Planning partner in our office, Christian Dimmer recently published an article in the Japan Times about how to address the reconstruction efforts in Tohoku that is definitely worth reading.
Dear Prime Minister Yoshihiko Noda,
Over 560 sq. km of northeast Japan was inundated by the tsunami that followed the massive March 11 earthquake, leaving over 20,000 dead or missing and devastating farmland, ports and nearly the whole regional fishing economy. The subsequent shutdown of most nuclear power plants, part of Japan’s highly centralized power generation system, caused an unprecedented energy crisis with severe repercussions for the national and even parts of the global economy.
The aftershocks have sent tremors far beyond the areas directly hit by the natural disaster. But the widely accepted notion of a “triple disaster” of the earthquake, ensuing tsunami and nuclear crisis is a misconception, obscuring the fact that the afflicted areas had already been suffering from deep structural problems for decades.
A comparison of the current crisis to the Great Hanshin Earthquake throws the demographics of these problems into stark relief. The 1995 quake primarily struck Kobe, a single densely populated city of 1.5 million inhabitants where 13.5 percent of residents were aged 65 or older; the Great East Japan Earthquake hit hundreds of kilometers of coastline in mostly rural regions with a population of nearly 7 million, 22 percent of whom were older than 65.

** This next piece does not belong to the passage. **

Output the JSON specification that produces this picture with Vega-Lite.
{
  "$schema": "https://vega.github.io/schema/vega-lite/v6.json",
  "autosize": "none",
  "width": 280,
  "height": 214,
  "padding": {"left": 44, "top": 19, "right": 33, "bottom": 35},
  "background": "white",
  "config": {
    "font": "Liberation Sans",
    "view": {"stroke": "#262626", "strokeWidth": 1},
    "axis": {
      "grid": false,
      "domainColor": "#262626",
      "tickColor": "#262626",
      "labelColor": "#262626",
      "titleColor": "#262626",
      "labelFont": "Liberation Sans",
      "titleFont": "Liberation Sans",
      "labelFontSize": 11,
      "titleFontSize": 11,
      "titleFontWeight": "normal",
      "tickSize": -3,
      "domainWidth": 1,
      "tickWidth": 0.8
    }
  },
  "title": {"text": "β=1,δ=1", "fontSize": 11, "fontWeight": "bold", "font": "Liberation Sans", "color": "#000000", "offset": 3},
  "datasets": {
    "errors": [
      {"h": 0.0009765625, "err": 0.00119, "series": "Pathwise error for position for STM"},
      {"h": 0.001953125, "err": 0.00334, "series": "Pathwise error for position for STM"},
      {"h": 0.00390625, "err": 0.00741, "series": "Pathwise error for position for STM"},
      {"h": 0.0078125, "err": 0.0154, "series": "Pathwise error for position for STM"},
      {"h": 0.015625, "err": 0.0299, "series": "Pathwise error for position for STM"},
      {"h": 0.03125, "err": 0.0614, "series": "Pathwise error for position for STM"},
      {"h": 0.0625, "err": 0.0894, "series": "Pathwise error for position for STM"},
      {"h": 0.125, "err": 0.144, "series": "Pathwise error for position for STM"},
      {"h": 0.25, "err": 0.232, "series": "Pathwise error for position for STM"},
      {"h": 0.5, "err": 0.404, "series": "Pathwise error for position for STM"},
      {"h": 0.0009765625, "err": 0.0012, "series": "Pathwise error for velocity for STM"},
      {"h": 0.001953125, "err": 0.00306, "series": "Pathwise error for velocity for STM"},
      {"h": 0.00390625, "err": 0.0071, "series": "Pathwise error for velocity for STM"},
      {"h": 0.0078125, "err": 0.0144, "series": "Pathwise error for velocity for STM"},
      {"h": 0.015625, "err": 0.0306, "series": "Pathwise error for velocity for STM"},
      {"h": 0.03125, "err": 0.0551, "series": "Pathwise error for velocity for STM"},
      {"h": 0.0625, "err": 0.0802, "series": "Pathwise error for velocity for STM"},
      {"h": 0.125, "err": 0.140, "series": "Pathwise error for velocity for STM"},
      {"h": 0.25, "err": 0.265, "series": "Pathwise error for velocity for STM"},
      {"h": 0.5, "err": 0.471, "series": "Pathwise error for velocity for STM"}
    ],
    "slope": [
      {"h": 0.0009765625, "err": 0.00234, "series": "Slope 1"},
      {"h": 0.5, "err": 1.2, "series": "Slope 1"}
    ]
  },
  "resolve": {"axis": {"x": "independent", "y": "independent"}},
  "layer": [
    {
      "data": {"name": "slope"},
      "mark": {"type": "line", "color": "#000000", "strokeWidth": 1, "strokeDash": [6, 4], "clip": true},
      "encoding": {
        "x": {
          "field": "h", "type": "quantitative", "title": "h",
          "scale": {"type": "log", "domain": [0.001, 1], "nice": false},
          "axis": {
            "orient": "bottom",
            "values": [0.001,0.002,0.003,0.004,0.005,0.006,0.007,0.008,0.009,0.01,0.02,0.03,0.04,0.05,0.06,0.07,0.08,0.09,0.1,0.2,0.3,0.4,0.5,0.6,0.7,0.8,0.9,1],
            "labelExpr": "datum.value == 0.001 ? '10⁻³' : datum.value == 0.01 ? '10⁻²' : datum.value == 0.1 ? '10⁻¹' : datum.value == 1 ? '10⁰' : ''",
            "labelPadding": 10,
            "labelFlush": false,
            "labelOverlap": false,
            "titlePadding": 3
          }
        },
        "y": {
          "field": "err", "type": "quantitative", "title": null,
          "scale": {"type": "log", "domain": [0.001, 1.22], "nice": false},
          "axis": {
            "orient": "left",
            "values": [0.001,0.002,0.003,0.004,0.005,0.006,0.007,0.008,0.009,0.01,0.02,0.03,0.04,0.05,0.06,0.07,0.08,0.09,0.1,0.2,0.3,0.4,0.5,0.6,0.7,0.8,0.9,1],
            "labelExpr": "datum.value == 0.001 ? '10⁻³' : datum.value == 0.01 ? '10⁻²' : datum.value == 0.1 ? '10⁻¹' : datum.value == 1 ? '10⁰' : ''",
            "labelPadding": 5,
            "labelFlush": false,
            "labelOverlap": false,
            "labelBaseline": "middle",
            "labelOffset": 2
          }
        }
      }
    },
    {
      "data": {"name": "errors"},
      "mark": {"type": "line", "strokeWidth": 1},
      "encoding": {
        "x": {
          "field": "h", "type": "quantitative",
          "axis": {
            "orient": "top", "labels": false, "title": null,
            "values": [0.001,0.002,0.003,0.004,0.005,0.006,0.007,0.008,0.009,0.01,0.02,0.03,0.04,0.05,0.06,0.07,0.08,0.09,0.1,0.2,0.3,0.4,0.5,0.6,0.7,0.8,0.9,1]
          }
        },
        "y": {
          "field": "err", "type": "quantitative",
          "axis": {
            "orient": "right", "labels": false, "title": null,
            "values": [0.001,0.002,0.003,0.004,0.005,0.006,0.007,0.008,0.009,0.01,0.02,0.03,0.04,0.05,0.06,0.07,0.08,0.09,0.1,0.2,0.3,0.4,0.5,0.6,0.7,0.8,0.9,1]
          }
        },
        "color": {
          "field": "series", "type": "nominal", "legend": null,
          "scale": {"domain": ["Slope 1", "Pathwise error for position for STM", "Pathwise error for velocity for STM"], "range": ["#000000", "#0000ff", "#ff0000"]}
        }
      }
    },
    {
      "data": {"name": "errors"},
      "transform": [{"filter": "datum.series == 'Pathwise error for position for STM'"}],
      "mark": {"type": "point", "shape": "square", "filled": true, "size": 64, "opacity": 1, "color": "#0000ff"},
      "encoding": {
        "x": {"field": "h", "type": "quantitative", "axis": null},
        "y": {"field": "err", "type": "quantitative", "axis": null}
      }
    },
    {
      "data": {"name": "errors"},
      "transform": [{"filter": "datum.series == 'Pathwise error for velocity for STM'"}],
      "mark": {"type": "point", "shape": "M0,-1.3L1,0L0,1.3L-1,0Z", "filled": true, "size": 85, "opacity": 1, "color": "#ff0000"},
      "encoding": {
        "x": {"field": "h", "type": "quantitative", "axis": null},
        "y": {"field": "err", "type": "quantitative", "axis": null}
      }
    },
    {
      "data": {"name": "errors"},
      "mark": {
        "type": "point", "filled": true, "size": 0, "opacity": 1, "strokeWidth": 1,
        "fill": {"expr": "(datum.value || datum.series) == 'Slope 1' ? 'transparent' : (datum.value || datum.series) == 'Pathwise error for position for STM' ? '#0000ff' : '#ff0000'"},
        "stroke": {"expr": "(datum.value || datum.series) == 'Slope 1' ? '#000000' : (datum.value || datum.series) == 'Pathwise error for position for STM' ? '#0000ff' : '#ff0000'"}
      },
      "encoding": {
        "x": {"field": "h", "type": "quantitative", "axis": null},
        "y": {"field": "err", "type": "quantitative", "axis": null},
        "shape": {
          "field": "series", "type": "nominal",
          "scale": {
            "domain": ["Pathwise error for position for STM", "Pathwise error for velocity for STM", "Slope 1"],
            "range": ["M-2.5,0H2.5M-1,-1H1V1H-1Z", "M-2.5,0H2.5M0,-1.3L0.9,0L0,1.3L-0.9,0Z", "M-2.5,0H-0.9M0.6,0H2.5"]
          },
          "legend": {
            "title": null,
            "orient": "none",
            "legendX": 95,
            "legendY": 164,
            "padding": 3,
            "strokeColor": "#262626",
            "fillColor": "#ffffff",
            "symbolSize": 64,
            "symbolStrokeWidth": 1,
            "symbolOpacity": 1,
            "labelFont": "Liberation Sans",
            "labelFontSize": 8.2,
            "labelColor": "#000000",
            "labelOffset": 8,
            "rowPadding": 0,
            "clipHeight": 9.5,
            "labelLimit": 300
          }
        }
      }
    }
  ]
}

By March 11, 2011, many younger people had already left Tohoku to study or work in Tokyo, creating a demographic imbalance where the share of elderly had risen above the national average, eroding the region’s economic base. Accordingly, agriculture, fisheries and forestry face succession issues and a shortage of labor, with the result that the country’s food self-sufficiency is on the wane while carbon dioxide emissions from increasing food imports are aggravating global warming. Large-scale shopping malls, mushrooming in rural Japan, have sapped the last energies of retail districts in existing town centers. These are manifestations of the lingering attraction of energy-intensive, car-centered lifestyles, whose resulting urban development patterns have left the old and immobile isolated in dilapidated, atrophying downtowns.
A comprehensive, long-term strategy is needed to help solve these and other demographic, social, environmental and economic problems that were already in place prior to March 11.